HAMILTON HEIGHTS, Manhattan (WABC) -- Police made 15 arrests inside Fordham University Lincoln Center after clearing the campus of demonstrators Wednesday evening, according to law enforcement sources, the day after nearly 300 people were arrested at Columbia University and City College Tuesday night.
While the scenes were calmer Wednesday at Columbia and City College, tensions quickly escalated on the Upper West Side at Fordham, prompting the university to request NYPD assistance to disperse demonstrators.
Police were on the campus where protesters erected tents inside the school and called for the administration to divest from companies connected to Israel.
By Wednesday evening, NYPD officers in riot gear arrived on the scene pushing protesters back with barricades before going in to clear the campus.
"In an effort to ensure further escalation does not occur, @FordhamNYC has requested our assistance to disperse an unlawful encampment of individuals inside one of their buildings," said NYPD Deputy Commissioner of Operations Kaz Daughtry via a post on "X."
Police quickly cleared the campus of protesters and made 15 arrests inside the building, law enforcement sources said.
Fordham students participating in the encampment at the Lincoln Center campus are receiving suspension letters.
Meanwhile, anti-war protesters from Columbia and City College on Wednesday vowed to keep up the demonstrations after a chaotic scene Tuesday night that led to nearly 300 arrests.

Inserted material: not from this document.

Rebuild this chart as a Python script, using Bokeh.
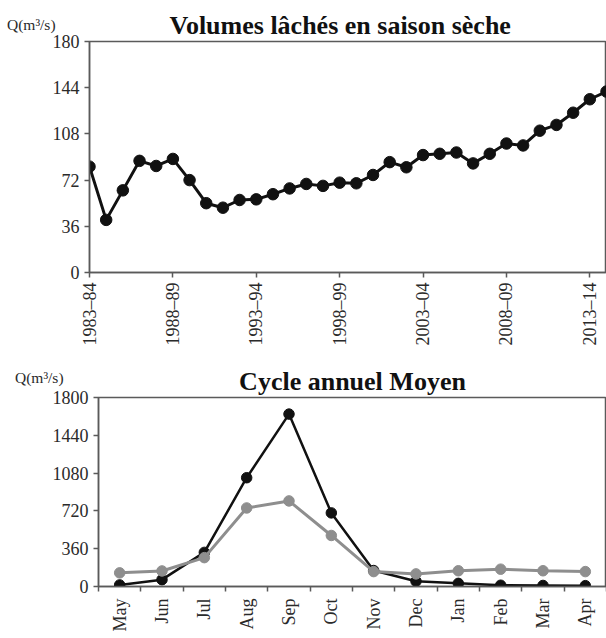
from math import pi
from bokeh.plotting import figure
from bokeh.models import FixedTicker, Label, Range1d, Title
from bokeh.embed import file_html
from bokeh.resources import INLINE

# ---------------- data ----------------
years = ["1983–84", "1984–85", "1985–86", "1986–87", "1987–88", "1988–89",
         "1989–90", "1990–91", "1991–92", "1992–93", "1993–94", "1994–95",
         "1995–96", "1996–97", "1997–98", "1998–99", "1999–00", "2000–01",
         "2001–02", "2002–03", "2003–04", "2004–05", "2005–06", "2006–07",
         "2007–08", "2008–09", "2009–10", "2010–11", "2011–12", "2012–13",
         "2013–14", "2014–15"]
dry_season_q = [82.5, 41, 64, 87, 83, 88.5, 72, 54, 50.5, 56.5, 57, 61,
                65.5, 69, 67.5, 70, 69.5, 76, 86, 82, 91.5, 92.5, 93.5, 85,
                92.5, 100.5, 99, 110.5, 115, 124.5, 135, 141]
year_ticks = [0, 5, 10, 15, 20, 25, 30]
top_yticks = [0, 36, 72, 108, 144, 180]

months = ["May", "Jun", "Jul", "Aug", "Sep", "Oct", "Nov", "Dec",
          "Jan", "Feb", "Mar", "Apr"]
cycle_black = [15, 65, 325, 1036, 1642, 701, 152, 50, 30, 12, 10, 8]
cycle_grey = [130, 148, 275, 748, 815, 486, 142, 120, 150, 165, 150, 142]
bot_yticks = [0, 360, 720, 1080, 1440, 1800]

title_top = "Volumes lâchés en saison sèche"
title_bot = "Cycle annuel Moyen"
unit_label = "Q(m³/s)"

FONT = "Liberation Serif"
AXC = "#5a5a5a"
TXT = "#2a2a2a"
W = 606


def style(p):
    p.grid.grid_line_color = None
    p.outline_line_color = AXC
    p.outline_line_width = 1.5
    p.background_fill_color = "white"
    p.border_fill_color = "white"
    for ax in (p.xaxis[0], p.yaxis[0]):
        ax.axis_line_color = AXC
        ax.axis_line_width = 1.5
        ax.major_tick_line_color = AXC
        ax.major_tick_line_width = 1.5
        ax.major_tick_out = 5
        ax.major_tick_in = 0
        ax.minor_tick_line_color = None
        ax.major_label_text_font = FONT
        ax.major_label_text_font_size = "18px"
        ax.major_label_text_color = TXT
        ax.major_label_standoff = 5


def add_title(p, text, align, offset):
    p.title = Title(text=text, align=align, offset=offset, standoff=3,
                    text_font=FONT, text_font_size="26px",
                    text_font_style="bold", text_color="#111111")


def add_unit(p, x, y):
    p.add_layout(Label(x=x, y=y, x_units="screen", y_units="screen",
                       text=unit_label, text_font=FONT,
                       text_font_size="15.5px", text_color=TXT,
                       text_align="left", text_baseline="alphabetic"), "left")


# ---------------- top chart ----------------
xs_top = list(range(len(years)))
top = figure(width=W, height=350, x_range=Range1d(0, 31), y_range=Range1d(0, 180),
             output_backend="svg", toolbar_location=None,
             min_border_left=87, min_border_right=0, min_border_top=41,
             min_border_bottom=78)
style(top)
add_title(top, title_top, "left", 80)
top.xaxis.ticker = FixedTicker(ticks=year_ticks)
top.xaxis.major_label_overrides = {i: years[i] for i in year_ticks}
top.xaxis.major_label_orientation = pi / 2
top.yaxis.ticker = FixedTicker(ticks=top_yticks)
top.line(xs_top, dry_season_q, line_color="#111111", line_width=3)
top.scatter(xs_top, dry_season_q, size=11.5, fill_color="#111111",
            line_color="#111111")
add_unit(top, 6.5, 248.5)

# ---------------- bottom chart ----------------
xs_bot = [i + 0.5 for i in range(len(months))]
bot = figure(width=W, height=284, x_range=Range1d(0, 12), y_range=Range1d(0, 1800),
             output_backend="svg", toolbar_location=None,
             min_border_left=96, min_border_right=0, min_border_top=47,
             min_border_bottom=46)
style(bot)
add_title(bot, title_bot, "center", 0)
bot.xaxis.ticker = FixedTicker(ticks=xs_bot, minor_ticks=list(range(13)))
bot.xaxis.major_label_overrides = {x: m for x, m in zip(xs_bot, months)}
bot.xaxis.major_label_orientation = pi / 2
bot.xaxis.major_tick_line_color = None
bot.xaxis.minor_tick_line_color = AXC
bot.xaxis.minor_tick_line_width = 1.5
bot.xaxis.minor_tick_out = 5
bot.xaxis.minor_tick_in = 0
bot.xaxis.major_label_standoff = 7
bot.yaxis.ticker = FixedTicker(ticks=bot_yticks)
bot.line(xs_bot, cycle_black, line_color="#111111", line_width=2.5)
bot.scatter(xs_bot, cycle_black, size=10.5, fill_color="#111111",
            line_color="#111111")
bot.line(xs_bot, cycle_grey, line_color="#8e8e8e", line_width=3)
bot.scatter(xs_bot, cycle_grey, size=10.5, fill_color="#8e8e8e",
            line_color="#8e8e8e")
add_unit(bot, 14.5, 208.7)

# two independent roots, stacked, so that each frame keeps its own left edge
open("out.html", "w").write(file_html([top, bot], INLINE))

Many of those arrested Tuesday gathered Wednesday night outside City College on the same block of Amsterdam Avenue where police made the arrests.
They voiced their outrage, and a feeling of betrayal by their schools for calling the police on them.
"We were surrounded on all sides by hundreds of police officers," CUNY faculty member Corrina Mullin said. "It felt like a military invasion. It was terrifying."
Student protestors say they'll continue to demand divestment from their schools in companies that profit from the war in Gaza and will do that in any way that is ultimately effective.
"If CUNY does not like the images of our encampments and we are disturbing their peace, then we tell them that they must divest, they must stop disturbing the lives of the Palestinian people," said CUNY student Fatima Mohanmmed.
Students who negotiated with Columbia say that didn't work.
"The university gave us nothing more than bureaucracy, nothing more than proposals, nothing more than speculation that one day soon maybe they would consider divesting," said Columbia student negotiator Sueda Polat.
Meanwhile, new police body camera video shows NYPD officers inside Columbia's Hamilton Hall, going room to room as they reclaimed the building.
Mayor Eric Adams blamed "outside agitators" for "training and co-opting" an otherwise peaceful protest to turn it into something potentially violent.
"You don't have to be the majority to influence and co-opt," Adams said. "There is a movement to radicalize young people."
The mayor said those who occupied Hamilton Hall were led by people who are unaffiliated with Columbia University.
NYPD Deputy Commissioner of Intelligence and Counterterrorism, Rebecca Weiner, said individuals associated with a change to more aggressive tactics were spotted at Columbia and represented an "elevated concern."
"The situation had deteriorated to the point where the safety of students, staff and the public was at risk," Police Commissioner Edward Caban said.
There were 282 arrests on a range of mainly minor offenses, 173 at City College and 119 at Columbia. Charges ranged from trespassing, to criminal mischief to burglary.